Der größte Streitpunkt aber sind die Geschichten von Maya über ihre Kindheit und Jugend in der Sowjetunion. Denn ihre Erinnerung weicht stark ab von den Erzählungen der verstorbenen Großmutter Rosa. „ Maya war die letzte Zeugin, und sie veränderte die Geschichte vom Überleben nach ihren Bedürfnissen. …Sie manipulierte die Erinnerung und war doch zugleich die Einzige, die sich überhaupt noch erinnern konnte.“
Um herauszufinden, was wirklich passiert war, reist Lou deshalb nicht mit Mutter und Tochter nach Deutschland zurück, sondern fliegt nach Israel, um dort Antworten zu finden auf ihre Fragen.
Olga Grjasnowa lässt hier eine Frau zu Wort zu kommen, die sich über vieles im Unklaren ist. Ist ihre Ehe noch zu retten? Wann begann die Entfremdung zwischen ihr und ihrem Mann? War die Fehlgeburt, über die Lou nicht hinwegkommen kann, einer der Gründe dafür oder liegt es an Sergejs beruflicher Krise?
Neben diesen ganz privaten Problemen werden aber auch Fragen nach jüdischer Identität aufgegriffen. „ Wir geben uns so viele Mühe für eine Religion, obwohl wir nicht an Gott glauben, für eine Vergangenheit, an der kaum etwas gut war, für eine Zukunft, die maximal ungewiss ist, und für eine Identität, die wir selbst nicht mehr verstehen.“ so resümiert die Protagonistin. 
Daneben erfahren wir vom Aufwachsen einer russisch-stämmigen Jüdin in Deutschland. Auf Lou lastet eine große Hypothek, denn ihr Erfolg muss all die Entbehrungen und die Arbeit ihrer Mutter rechtfertigen. „ Ihre Immigration bedeutete, dass sie ihr Leben gegen meine Zukunft eingetauscht hatte, und ich war ihr diese Zukunft schuldig….Also versuchte ich ihr zu beweisen, dass ihr Opfer nicht umsonst war, sei es durch meine Ausbildung, meine Ehe oder meine Karriere.“ 
Berührend ist vor allem das grausame Schicksal von Rosa und Maya, das Olga Grjasnowa in einer kurzen Binnenerzählung darstellt. Auch in der Sowjetunion gab es einen Genozid an den Juden.

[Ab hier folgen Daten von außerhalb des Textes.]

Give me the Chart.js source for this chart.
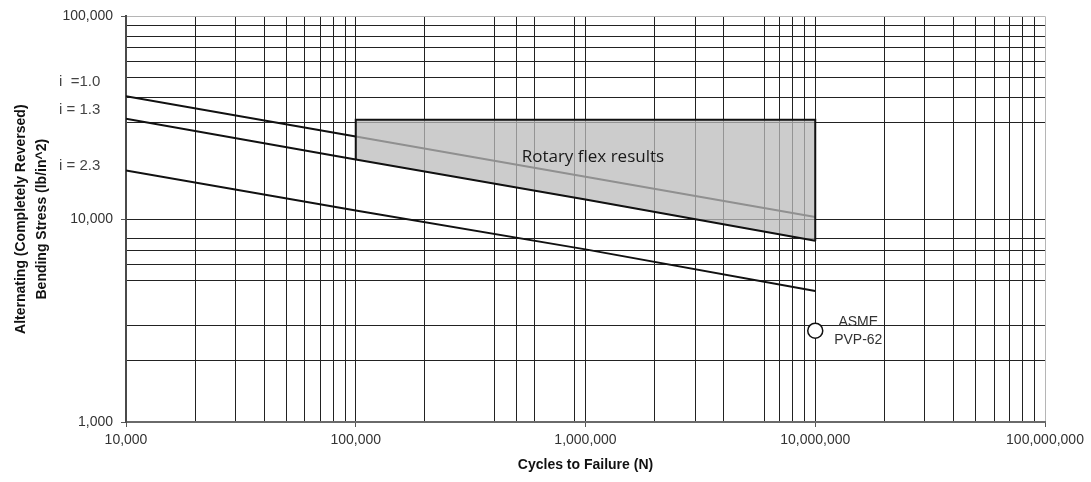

Wie der Titel schon andeutet, ist der Roman in drei Teile gegliedert, wobei der erste ( Juli ) in Deutschland spielt, der zweite ( August ) auf Gran Canaria und der letzte ( September) in Israel. 
Die Ich- Perspektive ermöglicht eine eindrückliche Innensicht der Gefühls- und Gedankenwelt der Protagonistin und dadurch kommt man ihr sehr nahe. Glaubhaft und nachvollziehbar werden ihre Probleme und ihre Ängste beschrieben, ebenso die Fragen, die sie umtreiben. 
Dazwischen gestreut finden sich hin und wieder kurze Bemerkungen zur aktuellen Situation, sowohl in Deutschland als auch in Israel. 
„ Juli, August, September“ ist ein sprachlich überzeugender Roman, der viele Denkanstöße liefert und zugleich ein interessantes Porträt einer modernen jüdischen Familie.